On the other hand, if a computer monitor arm had nominal tensile stress of 2/3 of yield, that would be more than adequate.
The design codes generally provide methods to calculate the allowable stress for the given application.
A Brief History of Design Codes
Design codes have a lot of history behind them.
Let's take a quick look at building design for structural steel for example focusing on direct tension.
Back in the 1800's, building structures were usually made from timber, masonry or cast/wrought iron.
At the time the recommended safety factor for tension/ bending (followed by some) was UTS / 4. Others assumed UTS / 5 based on an average UTS.
This seems high these days but was necessary due to common casting flaws and
the brittle nature of cast iron, since brittle materials snap rather than bend.
In the latter part of the century around the 1880's, rolled steel started to be used for channels, angles and I beams.
At first, the same permissible stress of UTS /4 was generally applied but the UTS of rolled steel was greater than cast/wrought iron. Therefore structures became lighter and leaner because the permissible stress was greater.
The first edition of BS 449 was released in 1932. The safety factor at this time was 1.8 for direct tension.
After the war and in 1948, BS 449 modified the safety factor to about 1.7 for direct tension.
The first edition of BS 5950 was released in 1985 and this design code reduced safety factors by about 10%.
Eurocodes have now replaced BS 5950.
The permanent load (dead load) factor was reduced from 1.4 in BS 5950 to 1.35 in Eurocode 3.
The variable load (live load) factor was reduced from 1.6 in BS 5950 to 1.5 in Eurocode 3.
So, the trend over time has been to reduce the factors of safety every time a new design code replaces an old one.

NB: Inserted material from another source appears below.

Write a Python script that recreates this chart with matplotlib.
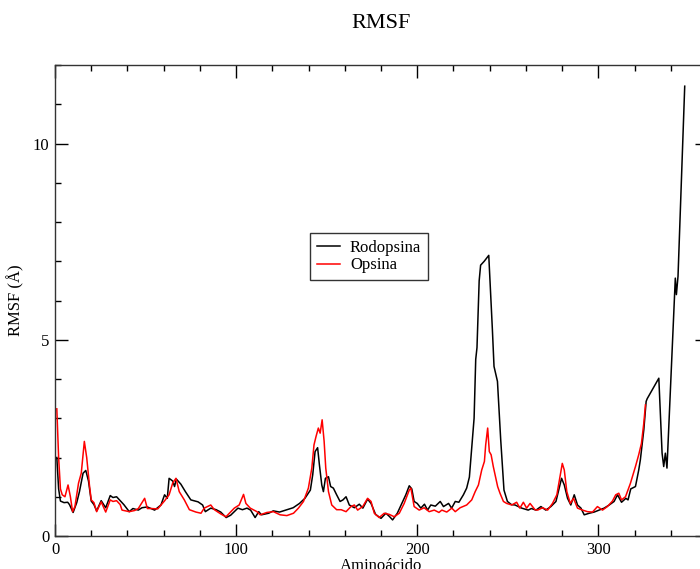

The upside to this is reduced construction costs and less steel is required.
The downside of this, is the design codes have increased in complexity with more load case combinations, rules and calculations.
These days there are many design codes for all sorts of things and the more dangerous the consequences of failure are, the greater the safety factor is specified in the design code.
There are no design codes that I’m aware of that allow nominal tensile stress to exceed the yield strength, although some plasticity is acceptable in localised regions.
Quite a few design codes specify that the nominal tensile stress must be below 2/3 of the yield.
Therefore, if there is no design code for your application, I would use 2/3 of the yield for nominal tensile stress in ductile steel for a low number of cycles.
If the loading is severe, I would make sure the nominal tensile stress is below yield for a low number of cycles.
For a once in a lifetime fault condition, it may be acceptable for some components to completely fracture or act like a plastic hinge provided that the main structure does not collapse. Or in other words, demonstrate that the structure fails safe for very rare and extreme loading events. The technical authority would need to agree with this approach beforehand.
If there is a design code available then I would follow the guidance from the code.
These are all just my personal opinions, there will be many good engineers who have very different opinions.